Chicken Piccata

Chicken Piccata is easy and fast to make, but is elegant enough for a fancy dinner. This chicken piccata recipe can be made in just a few minutes. You'll love this seasoned chicken breast covered with a smooth buttery lemon sauce and topped with capers and fresh parsley.


Capers are the little flower buds of a spiny shrub called Capparis spinosa, native to the Mediterranean. The buds are picked and dried. When dry, the capers are brined in vinegar, wine or salt. Most recipes recommend rinsing capers before using them. Although I always rinse salted capers, I seldom rinse brined capers because they have a delicious acid flavour. In fact, you can substitute capers in most recipes calling for chopped dill pickles.

Capers impart a sharp, almost lemony taste to foods. Since they impart such a strong flavor, only a few are needed. If you like to have a more bursting flavor, add a teaspoon of the brine to the recipe. You can find capers in glass jars near the olives at your grocery store. Bonus, capers are also great for the skin, they help to alleviate inflammation and redness.

Makes 4 Servings

  • 2-4 boneless, skinless chicken breast halves
  • 1/3 cup whole wheat flour
  • 1 teaspoon garlic powder
  • Sea Salt and crushed pepper
  • 4 Tbsp olive oil
  • 1/2 cup water (or dry white wine, optional)
  • Juice of 2 lemons
  • 1 Tablespoon unsalted butter
  • 1/4 cup brined capers
  • Sprig of parsley (optional)
  1. Cut the chicken breast halves horizontally, butter flying them open and then cut into single thin sliced pieces.

  2. Mix together flour, garlic powder, salt, pepper.
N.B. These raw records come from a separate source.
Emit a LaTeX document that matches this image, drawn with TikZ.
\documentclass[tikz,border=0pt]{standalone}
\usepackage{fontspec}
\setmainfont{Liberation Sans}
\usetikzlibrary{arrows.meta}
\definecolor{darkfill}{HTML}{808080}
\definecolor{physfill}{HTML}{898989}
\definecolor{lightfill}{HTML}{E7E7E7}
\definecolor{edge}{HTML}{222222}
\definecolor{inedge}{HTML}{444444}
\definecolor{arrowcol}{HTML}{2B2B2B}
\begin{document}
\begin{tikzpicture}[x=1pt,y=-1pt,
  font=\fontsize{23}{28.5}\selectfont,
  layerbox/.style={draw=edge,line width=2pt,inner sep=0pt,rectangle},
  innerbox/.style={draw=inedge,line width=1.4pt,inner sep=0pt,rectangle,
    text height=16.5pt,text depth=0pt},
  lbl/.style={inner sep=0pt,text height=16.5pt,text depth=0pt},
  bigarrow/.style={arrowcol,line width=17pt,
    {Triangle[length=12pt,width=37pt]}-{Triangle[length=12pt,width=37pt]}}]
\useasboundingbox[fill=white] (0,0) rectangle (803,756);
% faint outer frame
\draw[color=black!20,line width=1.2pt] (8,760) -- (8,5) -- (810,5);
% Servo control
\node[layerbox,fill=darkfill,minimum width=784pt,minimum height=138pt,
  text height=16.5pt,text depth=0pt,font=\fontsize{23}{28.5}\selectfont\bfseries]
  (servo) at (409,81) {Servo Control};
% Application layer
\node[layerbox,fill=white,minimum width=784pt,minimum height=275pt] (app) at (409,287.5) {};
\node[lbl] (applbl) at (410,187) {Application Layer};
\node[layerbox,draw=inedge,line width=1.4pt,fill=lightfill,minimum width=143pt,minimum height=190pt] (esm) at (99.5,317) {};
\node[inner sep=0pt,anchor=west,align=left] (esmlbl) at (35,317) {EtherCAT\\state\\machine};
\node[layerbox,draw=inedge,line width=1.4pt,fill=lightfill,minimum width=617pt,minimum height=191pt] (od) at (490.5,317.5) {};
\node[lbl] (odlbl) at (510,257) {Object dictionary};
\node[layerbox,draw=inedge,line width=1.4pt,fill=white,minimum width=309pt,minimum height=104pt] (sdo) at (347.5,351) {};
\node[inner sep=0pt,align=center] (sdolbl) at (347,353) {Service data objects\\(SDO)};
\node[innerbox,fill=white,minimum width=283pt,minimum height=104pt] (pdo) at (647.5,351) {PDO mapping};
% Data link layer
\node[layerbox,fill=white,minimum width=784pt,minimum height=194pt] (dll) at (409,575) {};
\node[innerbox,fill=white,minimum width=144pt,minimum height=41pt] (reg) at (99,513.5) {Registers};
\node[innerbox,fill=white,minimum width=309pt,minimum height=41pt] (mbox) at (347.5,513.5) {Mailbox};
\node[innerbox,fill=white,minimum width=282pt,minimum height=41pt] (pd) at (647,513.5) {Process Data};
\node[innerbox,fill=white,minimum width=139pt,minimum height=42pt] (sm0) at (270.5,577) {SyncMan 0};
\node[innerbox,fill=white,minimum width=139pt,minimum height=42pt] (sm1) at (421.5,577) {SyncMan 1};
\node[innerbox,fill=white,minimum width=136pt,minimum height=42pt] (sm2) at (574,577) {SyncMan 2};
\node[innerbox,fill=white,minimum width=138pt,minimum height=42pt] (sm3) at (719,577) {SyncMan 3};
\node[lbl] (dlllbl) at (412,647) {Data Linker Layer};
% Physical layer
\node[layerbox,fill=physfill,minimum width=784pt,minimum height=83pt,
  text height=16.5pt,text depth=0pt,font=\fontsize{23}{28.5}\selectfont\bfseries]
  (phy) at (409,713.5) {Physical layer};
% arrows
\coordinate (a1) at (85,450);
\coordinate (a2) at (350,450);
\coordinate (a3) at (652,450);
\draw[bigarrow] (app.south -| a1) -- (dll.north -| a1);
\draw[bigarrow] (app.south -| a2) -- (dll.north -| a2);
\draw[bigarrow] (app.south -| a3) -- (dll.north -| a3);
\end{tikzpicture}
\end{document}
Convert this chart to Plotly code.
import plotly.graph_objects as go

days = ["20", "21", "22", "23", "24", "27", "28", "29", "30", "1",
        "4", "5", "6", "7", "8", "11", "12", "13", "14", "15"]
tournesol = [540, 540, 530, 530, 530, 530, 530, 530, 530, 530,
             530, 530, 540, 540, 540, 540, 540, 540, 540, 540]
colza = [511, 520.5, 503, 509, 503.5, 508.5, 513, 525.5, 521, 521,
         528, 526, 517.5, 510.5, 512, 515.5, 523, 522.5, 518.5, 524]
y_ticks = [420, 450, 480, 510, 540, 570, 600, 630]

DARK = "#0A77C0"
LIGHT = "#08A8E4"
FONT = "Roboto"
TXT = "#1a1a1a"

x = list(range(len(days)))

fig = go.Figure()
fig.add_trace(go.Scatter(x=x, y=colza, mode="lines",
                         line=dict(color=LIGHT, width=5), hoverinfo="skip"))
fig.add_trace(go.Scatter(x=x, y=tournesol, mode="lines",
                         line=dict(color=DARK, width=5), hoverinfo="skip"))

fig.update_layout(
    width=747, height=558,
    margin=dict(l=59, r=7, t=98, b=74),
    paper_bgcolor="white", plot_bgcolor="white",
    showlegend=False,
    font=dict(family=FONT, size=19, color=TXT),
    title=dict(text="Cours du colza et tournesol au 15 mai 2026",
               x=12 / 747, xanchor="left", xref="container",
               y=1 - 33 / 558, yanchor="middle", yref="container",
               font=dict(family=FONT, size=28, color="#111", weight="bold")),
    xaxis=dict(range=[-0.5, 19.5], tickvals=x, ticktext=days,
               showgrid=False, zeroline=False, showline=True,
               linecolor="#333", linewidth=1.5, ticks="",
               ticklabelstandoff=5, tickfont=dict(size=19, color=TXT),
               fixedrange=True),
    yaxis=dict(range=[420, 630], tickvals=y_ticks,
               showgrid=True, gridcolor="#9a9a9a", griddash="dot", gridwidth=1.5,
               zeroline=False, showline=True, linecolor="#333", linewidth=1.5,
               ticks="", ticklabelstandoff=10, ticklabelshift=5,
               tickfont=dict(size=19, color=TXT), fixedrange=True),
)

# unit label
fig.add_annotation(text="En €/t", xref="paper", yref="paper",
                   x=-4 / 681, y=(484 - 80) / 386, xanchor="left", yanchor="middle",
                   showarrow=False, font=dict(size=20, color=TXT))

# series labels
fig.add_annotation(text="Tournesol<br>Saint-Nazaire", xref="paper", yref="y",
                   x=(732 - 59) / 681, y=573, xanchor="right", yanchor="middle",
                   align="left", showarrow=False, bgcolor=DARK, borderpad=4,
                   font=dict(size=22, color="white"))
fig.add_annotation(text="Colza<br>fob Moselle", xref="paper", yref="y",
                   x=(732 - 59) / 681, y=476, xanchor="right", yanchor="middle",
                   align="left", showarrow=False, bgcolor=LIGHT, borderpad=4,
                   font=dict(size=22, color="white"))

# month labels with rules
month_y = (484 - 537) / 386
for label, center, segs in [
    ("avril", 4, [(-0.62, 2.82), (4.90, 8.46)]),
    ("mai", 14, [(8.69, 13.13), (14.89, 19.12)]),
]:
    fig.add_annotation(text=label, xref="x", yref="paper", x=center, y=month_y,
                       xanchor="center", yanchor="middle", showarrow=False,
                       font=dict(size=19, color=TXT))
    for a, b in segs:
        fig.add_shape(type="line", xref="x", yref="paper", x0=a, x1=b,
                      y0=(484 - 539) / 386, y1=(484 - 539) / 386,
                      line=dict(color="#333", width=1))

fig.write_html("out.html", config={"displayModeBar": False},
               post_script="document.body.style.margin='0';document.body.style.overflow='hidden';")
Rinse the chicken pieces in water. Drench the breasts thoroughly in the flour mixture, until well coated, shake off excess.

  3. Heat olive oil in a large skillet on medium high heat. Add chicken pieces to the skillet and lightly brown on each side for approximately 3 minutes. Don’t overcook. Remove the chicken from the pan and reserve to a covered plate.

  4. Add water (or white wine), lemon juice and butter to the pan. Bring to a boil, add capers. Reduce heat and use a spatula to scrape up the browned bits. When the sauce thickens add the chicken to the skillet and reheat for 2 minutes.

Serve with the sauce poured over the chicken. Sprinkle with parsley.

Serving suggestion: serve Chicken Piccata over brown or wild rice or whole wheat/spelt angel hair pasta.